Salir de la sala con ganas de conversar sobre la película recién vista es un acto congruente con la experiencia cinematográfica. También es válido abandonar el cuarto oscuro en silencio mientras se acomodan pensamientos, reflexiones y sentires derivados de lo que se ha visto. En cualquiera de esos escenarios encaja El poderoso Victoria, película dirigida, escrita y producida por Raúl Ramón.
Es un trabajo que remonta a la acción de sentarse frente al televisor un domingo por la mañana para ver alguno de los primeros títulos que transmitía la función de permanencia voluntaria de Canal 5. No se trata de un comentario despectivo. De hecho, todo lo contrario. Si algo debemos agradecerle a aquellas jornadas matutinas dominicales fue su contribución en formarnos como cinéfilos. Y eso se siente con esta película mexicana, es decir, respira creatividad y manufactura de un cinéfilo detrás.
El poderoso Victoria es una película de época situada en 1936. Se trata de una historia de aventuras cuya trama se centra en la cancelación de la ruta del ferrocarril que conecta al pueblo de La Esperanza con la civilización. Los pobladores no piensan quedarse de brazos cruzados ante la situación y se proponen crear su propio tren de vapor. Obvio, no será tan sencillo poner en práctica su plan porque hay situaciones y villanos que se interponen en el camino.
Con una extraordinaria calidad visual, la película tiene un solo objetivo: brindarle al espectador un buen rato. No busca más. Ni lo necesita. Posee un espíritu de entretenimiento puro pero de excelente hechura. En ese sentido, se olfatea una admiración particular del director y guionista Raúl Ramón por cineastas como Steven Spielberg y Richard Donner, dos realizadores que supieron entretener a las generaciones infantiles, adolescentes y adultas de distintas décadas con títulos catalogados y denostados incluso como “cine comercial”. Sin embargo, dicha etiqueta no sirve de nada en realidad, menos aún cuando filmes como Tiburón (1975), E.T. El extraterrestre (1982), Los Goonies (1985), El hechizo de Aquila (1985) y Arma mortal (1987) introdujeron a miles de personas en el gusto por aproximarse al cine y querer ver más películas de todo tipo.
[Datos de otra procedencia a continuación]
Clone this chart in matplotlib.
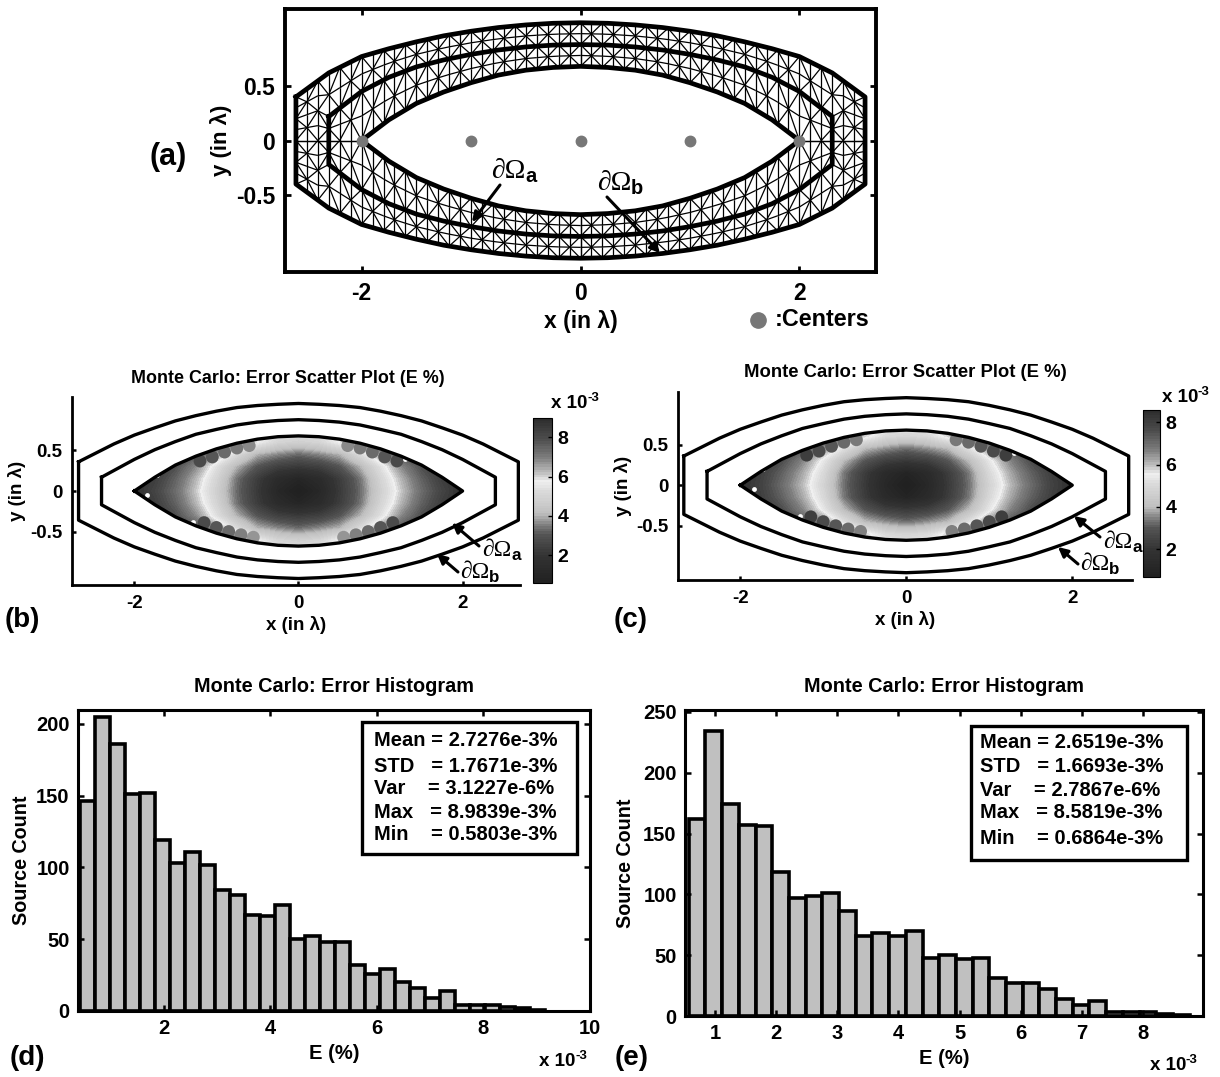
import numpy as np
import matplotlib
matplotlib.use('Agg')
import matplotlib.pyplot as plt
from matplotlib.collections import LineCollection
from matplotlib.colors import LinearSegmentedColormap
from matplotlib.patches import Polygon, Rectangle

plt.rcParams['font.family'] = ['Liberation Sans', 'DejaVu Sans']
plt.rcParams['font.weight'] = 'bold'
plt.rcParams['axes.unicode_minus'] = False

W, H = 1220, 1077

# boundaries, upper right quarter
inner_x = [0, 0.25, 0.5, 0.75, 1.0, 1.25, 1.5, 1.75, 2.0]
inner_y = [0.68, 0.67, 0.645, 0.60, 0.53, 0.445, 0.34, 0.19, 0.0]
omega_a_x = [0, 0.25, 0.5, 0.75, 1.0, 1.25, 1.5, 1.75, 2.0, 2.3]
omega_a_y = [0.88, 0.875, 0.858, 0.83, 0.79, 0.739, 0.675, 0.58, 0.45, 0.22]
omega_b_x = [0, 0.25, 0.5, 0.75, 1.0, 1.25, 1.5, 1.75, 2.0, 2.3, 2.6]
omega_b_y = [1.08, 1.075, 1.06, 1.036, 1.002, 0.96, 0.905, 0.842, 0.77, 0.62, 0.40]
centers_x = [-2, -1, 0, 1, 2]
centers_y = [0, 0, 0, 0, 0]

# same boundaries as drawn in panels (b), (c)
scat_inner_y = [0.68, 0.67, 0.64, 0.59, 0.52, 0.43, 0.32, 0.17, 0.0]
scat_a_x = [0, 0.25, 0.5, 0.75, 1.0, 1.25, 1.5, 1.75, 2.0, 2.4]
scat_a_y = [0.88, 0.87, 0.85, 0.815, 0.76, 0.70, 0.61, 0.51, 0.39, 0.17]
scat_b_x = [0, 0.25, 0.5, 0.75, 1.0, 1.25, 1.5, 1.75, 2.0, 2.25, 2.68]
scat_b_y = [1.08, 1.07, 1.055, 1.03, 0.985, 0.93, 0.865, 0.78, 0.69, 0.58, 0.36]

# E field of the scatter plots (x 1e-3), one quarter: rows y=0..0.75, cols x=0..2
field_x = [0, 0.25, 0.5, 0.75, 1.0, 1.25, 1.5, 1.75, 2.0]
field_y = [0, 0.15, 0.3, 0.45, 0.6, 0.75]
field_b = [[0.6, 1.1, 2.2, 3.3, 4.8, 6.1, 7.3, 8.2, 8.9],
           [1.0, 1.4, 2.3, 3.4, 5.0, 6.3, 7.5, 8.4, 8.9],
           [2.2, 2.4, 3.0, 4.0, 5.4, 6.8, 7.9, 8.6, 8.9],
           [3.3, 3.6, 4.0, 5.2, 6.6, 7.7, 8.5, 8.9, 8.9],
           [4.8, 5.0, 5.8, 7.2, 7.8, 8.3, 8.9, 8.9, 8.9],
           [5.5, 5.6, 6.2, 7.3, 8.0, 8.5, 8.9, 8.9, 8.9]]
field_c = [[0.7, 1.2, 2.2, 3.3, 4.8, 6.0, 7.0, 7.9, 8.5],
           [1.0, 1.4, 2.3, 3.4, 5.0, 6.2, 7.2, 8.0, 8.5],
           [2.2, 2.4, 3.0, 4.0, 5.4, 6.6, 7.6, 8.3, 8.5],
           [3.3, 3.6, 4.0, 5.2, 6.5, 7.4, 8.1, 8.5, 8.5],
           [4.8, 5.0, 5.8, 7.0, 7.5, 8.0, 8.5, 8.5, 8.5],
           [5.5, 5.6, 6.2, 7.2, 7.8, 8.2, 8.5, 8.5, 8.5]]

# single sources that stand out along the edge of the lens
edge_dots_x = [0.6, 0.75, 0.9, 1.05, 1.2, -0.6, -0.75, -0.9, -1.05, -1.2,
               0.55, 0.7, 0.85, 1.0, 1.15, -0.55, -0.7, -0.85, -1.0, -1.15]
edge_dots_y = [0.56, 0.53, 0.48, 0.42, 0.37, 0.56, 0.53, 0.48, 0.42, 0.37,
               -0.57, -0.54, -0.50, -0.45, -0.39, -0.57, -0.54, -0.50, -0.45, -0.39]
edge_dots_e = [6.8, 7.1, 7.4, 7.7, 8.0, 6.8, 7.1, 7.4, 7.7, 8.0,
               6.7, 7.0, 7.4, 7.7, 8.0, 6.7, 7.0, 7.4, 7.7, 8.0]
gaps_x = [-1.84, -1.28, 1.3, -1.72]
gaps_y = [-0.05, -0.38, 0.4, 0.2]

# histograms
counts_d = [146, 205, 186, 151, 152, 119, 103, 111, 102, 84, 81, 67, 66, 74, 50, 52,
            48, 48, 32, 26, 29, 20, 16, 9, 14, 4, 4, 4, 3, 2, 1]
counts_e = [162, 234, 174, 157, 156, 118, 97, 99, 101, 86, 66, 68, 66, 70, 48, 50,
            47, 48, 31, 27, 27, 22, 14, 9, 12, 3, 3, 3, 2, 1]
bin_start_d, bin_width_d = 0.42, 0.2816
bin_start_e, bin_width_e = 0.572, 0.273

stats_d = ['Mean = 2.7276e-3%', 'STD   = 1.7671e-3%', 'Var    = 3.1227e-6%',
           'Max   = 8.9839e-3%', 'Min    = 0.5803e-3%']
stats_e = ['Mean = 2.6519e-3%', 'STD   = 1.6693e-3%', 'Var    = 2.7867e-6%',
           'Max   = 8.5819e-3%', 'Min    = 0.6864e-3%']

# gray map of the colorbars
cmap_pos = [0, 0.16, 0.29, 0.35, 0.42, 0.56, 0.62, 0.66, 0.76, 0.88, 1]
cmap_gray = [0.13, 0.2, 0.33, 0.5, 0.75, 0.86, 0.94, 0.78, 0.5, 0.3, 0.18]
error_cmap = LinearSegmentedColormap.from_list(
    'err', [(p, (g, g, g)) for p, g in zip(cmap_pos, cmap_gray)], N=64)


def px_axes(left, top, right, bottom):
    return fig.add_axes([left / W, 1 - bottom / H, (right - left) / W, (bottom - top) / H])


def curve(xs, ys):
    # closed outline from the upper right quarter
    xs, ys = np.array(xs), np.array(ys)
    top_x = np.concatenate([-xs[::-1], xs[1:]])
    top_y = np.concatenate([ys[::-1], ys[1:]])
    return np.concatenate([top_x, top_x[::-1]]), np.concatenate([top_y, -top_y[::-1]])


def draw_boundaries(ax, shapes, lw):
    for xs, ys in shapes:
        cx, cy = curve(xs, ys)
        ax.plot(np.append(cx, cx[0]), np.append(cy, cy[0]), color='k', lw=lw,
                solid_joinstyle='round', zorder=3)


def mesh_segments():
    cols = np.round(np.arange(0, 2.61, 0.1), 2)
    levels = []
    for x in cols:
        if x <= 2.3:
            low = np.interp(x, inner_x, inner_y)
            mid = np.interp(x, omega_a_x, omega_a_y)
            top = np.interp(x, omega_b_x, omega_b_y)
            levels.append([low, (low + mid) / 2, mid, (mid + top) / 2, top])
        else:
            top = np.interp(x, omega_b_x, omega_b_y)
            levels.append(list(np.linspace(0, top, 5)))
    levels = np.array(levels)
    segs = []
    for i in range(len(cols)):
        for j in range(4):
            segs.append([(cols[i], levels[i, j]), (cols[i], levels[i, j + 1])])
    for i in range(len(cols) - 1):
        for j in range(5):
            segs.append([(cols[i], levels[i, j]), (cols[i + 1], levels[i + 1, j])])
        for j in range(4):
            if (i + j) % 2 == 0:
                segs.append([(cols[i], levels[i, j]), (cols[i + 1], levels[i + 1, j + 1])])
            else:
                segs.append([(cols[i], levels[i, j + 1]), (cols[i + 1], levels[i + 1, j])])
    all_segs = []
    for sx in (1, -1):
        for sy in (1, -1):
            all_segs += [[(sx * a[0], sy * a[1]), (sx * b[0], sy * b[1])] for a, b in segs]
    return all_segs


def scatter_panel(rect, field, vmax, vmin, cbar_rect):
    ax = px_axes(*rect[:4])
    q = np.array(field)
    rows = np.vstack([q[:0:-1], q])
    full = np.hstack([rows[:, :0:-1], rows])
    dx, dy = field_x[1] - field_x[0], field_y[1] - field_y[0]
    im = ax.imshow(full, origin='lower', aspect='auto', cmap=error_cmap, vmin=vmin, vmax=vmax,
                   interpolation='bilinear',
                   extent=(-field_x[-1] - dx / 2, field_x[-1] + dx / 2,
                           -field_y[-1] - dy / 2, field_y[-1] + dy / 2))
    cx, cy = curve(inner_x, scat_inner_y)
    lens = Polygon(np.column_stack([cx, cy]), transform=ax.transData)
    im.set_clip_path(lens)
    dots = ax.scatter(edge_dots_x, edge_dots_y, c=edge_dots_e, cmap=error_cmap, vmin=vmin, vmax=vmax, s=85, linewidths=0, zorder=2)
    dots.set_clip_path(lens)
    ax.scatter(gaps_x, gaps_y, c='white', s=12, linewidths=0, zorder=2)
    draw_boundaries(ax, [(inner_x, scat_inner_y), (scat_a_x, scat_a_y), (scat_b_x, scat_b_y)], 2.4)
    ax.set_xlim(rect[4], rect[5])
    ax.set_ylim(rect[6], rect[7])
    ax.set_xticks([-2, 0, 2])
    ax.set_yticks([-0.5, 0, 0.5])
    ax.set_yticklabels(['-0.5', '0', '0.5'])
    ax.tick_params(direction='in', length=3, width=1.8, labelsize=13.5, pad=7)
    for s in ('top', 'right'):
        ax.spines[s].set_visible(False)
    for s in ('left', 'bottom'):
        ax.spines[s].set_linewidth(2)
    ax.set_xlabel('x (in λ)', fontsize=13.5, fontweight='bold', labelpad=3)
    ax.set_ylabel('y (in λ)', fontsize=13.5, fontweight='bold', labelpad=3)
    ax.patch.set_alpha(0)

    cax = px_axes(*cbar_rect)
    cb = fig.colorbar(im, cax=cax, ticks=[2, 4, 6, 8])
    cb.ax.tick_params(direction='in', length=3, width=1, labelsize=14, pad=4)
    cb.outline.set_linewidth(0.8)
    return ax


def hist_panel(rect, counts, start, width, xticks, yticks, ypad):
    ax = px_axes(*rect[:4])
    lefts = start + width * np.arange(len(counts))
    ax.bar(lefts, counts, width=width, align='edge', color='#c0c0c0', edgecolor='k', linewidth=2.6)
    ax.set_xlim(rect[4], rect[5])
    ax.set_ylim(rect[6], rect[7])
    ax.set_xticks(xticks)
    ax.set_yticks(yticks)
    ax.tick_params(direction='in', top=True, right=True, length=4, width=1.8, labelsize=14.5, pad=6)
    for s in ax.spines.values():
        s.set_linewidth(2.2)
    ax.set_xlabel('E (%)', fontsize=14.5, fontweight='bold', labelpad=4)
    ax.set_ylabel('Source Count', fontsize=14.2, fontweight='bold', labelpad=ypad)
    ax.set_title('Monte Carlo: Error Histogram', fontsize=14.3, fontweight='bold', pad=13)
    return ax


fig = plt.figure(figsize=(W / 100, H / 100), dpi=100)

# panel (a)
ax_a = px_axes(285, 9, 876, 272)
ax_a.add_collection(LineCollection(mesh_segments(), colors='#000000', linewidths=0.9, zorder=2))
draw_boundaries(ax_a, [(inner_x, inner_y), (omega_a_x, omega_a_y), (omega_b_x, omega_b_y)], 3.4)
ax_a.plot(centers_x, centers_y, 'o', color='#777777', ms=7.5, zorder=4)
ax_a.set_xlim(-2.70, 2.70)
ax_a.set_ylim(-1.206, 1.206)
ax_a.set_xticks([-2, 0, 2])
ax_a.set_yticks([-0.5, 0, 0.5])
ax_a.set_yticklabels(['-0.5', '0', '0.5'])
ax_a.tick_params(direction='in', top=True, right=True, length=4, width=2, labelsize=16.5, pad=7)
for s in ax_a.spines.values():
    s.set_linewidth(2.8)
ax_a.set_xlabel('x (in λ)', fontsize=16.5, fontweight='bold', labelpad=4)
ax_a.set_ylabel('y (in λ)', fontsize=16, fontweight='bold', labelpad=3)

# panels (b), (c)
ax_b = scatter_panel((72, 397, 520, 585, -2.76, 2.70, -1.16, 1.16), field_b, 8.98, 0.58, (533, 418, 552, 583))
ax_c = scatter_panel((678, 392, 1132, 580, -2.75, 2.72, -1.17, 1.15), field_c, 8.58, 0.69, (1143, 410, 1160, 577))
ax_b.set_title('Monte Carlo: Error Scatter Plot (E %)', fontsize=12.9, fontweight='bold', pad=10, x=0.482)
ax_c.set_title('Monte Carlo: Error Scatter Plot (E %)', fontsize=13.3, fontweight='bold', pad=11)

# panels (d), (e)
hist_panel((78, 710, 590, 1011, 0.39, 10, 0, 209.7), counts_d, bin_start_d, bin_width_d, [2, 4, 6, 8, 10], [0, 50, 100, 150, 200], 4)
hist_panel((685, 710, 1203, 1016, 0.51, 8.98, 0, 251.6), counts_e, bin_start_e, bin_width_e, range(1, 9), [0, 50, 100, 150, 200, 250], 6)

# overlay in image pixels for labels and arrows
over = fig.add_axes([0, 0, 1, 1])
over.set_xlim(0, W)
over.set_ylim(H, 0)
over.axis('off')
over.patch.set_alpha(0)

for label, x, y, size in [('(a)', 168, 157, 22), ('(b)', 22, 620, 20), ('(c)', 631, 620, 20), ('(d)', 27, 1058, 20), ('(e)', 632, 1058, 20)]:
    over.text(x, y, label, fontsize=size, fontweight='bold', ha='center', va='center')

arrows = [('a', 514, 171, 500, 185, 472, 222, 20), ('b', 620, 183, 607, 197, 660, 253, 20),
          ('a', 502, 551, 479, 546, 452, 523, 17), ('b', 480, 572, 458, 572, 437, 554, 17),
          ('a', 1123, 543, 1100, 537, 1074, 516, 17), ('b', 1100, 565, 1078, 564, 1058, 547, 17)]
for name, tx, ty, x0, y0, x1, y1, size in arrows:
    over.text(tx + size * 0.55, ty, '∂Ω', fontsize=size, fontweight='normal', family='Liberation Serif', ha='right', va='center')
    over.text(tx + size * 0.55, ty + 5, name, fontsize=size * 0.72, fontweight='bold', ha='left', va='center')
    over.annotate('', xy=(x1, y1), xytext=(x0, y0), arrowprops=dict(arrowstyle='-|>', color='k', lw=2.2, mutation_scale=14, shrinkA=0, shrinkB=0))

over.plot([758], [320], 'o', color='#777777', ms=11)
over.text(775, 319, ':Centers', fontsize=16.8, fontweight='bold', va='center')
for x, y in [(551, 404), (1162, 398), (539, 1062), (1150, 1066)]:
    over.text(x, y, 'x 10', fontsize=13.5, fontweight='bold', va='center')
    over.text(x + 36, y - 6, '-3', fontsize=9.5, fontweight='bold', va='center')

for (x0, y0, x1, y1), lines, tx, ys in [((362, 722, 577, 854), stats_d, 374, [741, 766, 789, 812, 835]),
                                        ((971, 726, 1187, 860), stats_e, 980, [743, 767, 790, 813, 838])]:
    over.add_patch(Rectangle((x0, y0), x1 - x0, y1 - y0, fc='white', ec='k', lw=2.4, zorder=5))
    for line, y in zip(lines, ys):
        over.text(tx, y, line, fontsize=14.5, fontweight='bold', va='center', zorder=6)

fig.savefig('out.png', dpi=100)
Ni qué decir si a eso sumamos que contribuyeron a que la gente se olvidara por dos horas de la realidad para dejarse llevar por amenas ficciones en pantalla.
Ese toque de aproximarnos a la experiencia de fantasear y entretenerse, y no tanto por la nostalgia en sí, es una de las grandes cualidades de El poderoso Victoria, si no es que la más importante. Raúl Ramón no quiere imponer un discurso, ni motivar hacia una reflexión. Simplemente ofrece la oportunidad de sentarse a comer palomitas, relajarse con la historia que se cuenta y volver a la cotidianidad de nuestros días con el alma más relajada.
Hay una secuencia en la que se narra una explosión trascendente. Si nos atenemos al “cine comercial” actual, dado el valor de producción que tiene la película, cualquier director habría recurrido a utilizar más de 10 cámaras para capturar diferentes tomas de un estallido que resalte y confirme que en efecto algo arde y vuela en mil pedazos. Pero Raúl Ramón evita eso para optar por la sencillez que ofrece el lenguaje cinematográfico a través de la edición.
Dicha sencillez es un rasgo más para apreciar este contenido. Desde detalles que redirigen al espectador hacia el humor de Buster Keaton canalizándolo en Don Edgar (Edgar Vivar) hasta el repaso de objetos relevantes como un lápiz o un telégrafo, tal como lo hizo Donner con artículos en Mi juguete preferido (1982), lo sencillo habla más de lo que se percibe.
Distante de las comedias románticas que llegan a cartelera con la presunción de entretener pero cuyas narrativas tratan de idiota al público, El poderoso Victoria irrumpe en la oferta de títulos de entretenimiento con sumo respeto a quien paga un boleto, quizá porque el director comprende que quien se sienta en una butaca es un cinéfilo hecho, o está por convertirse en uno.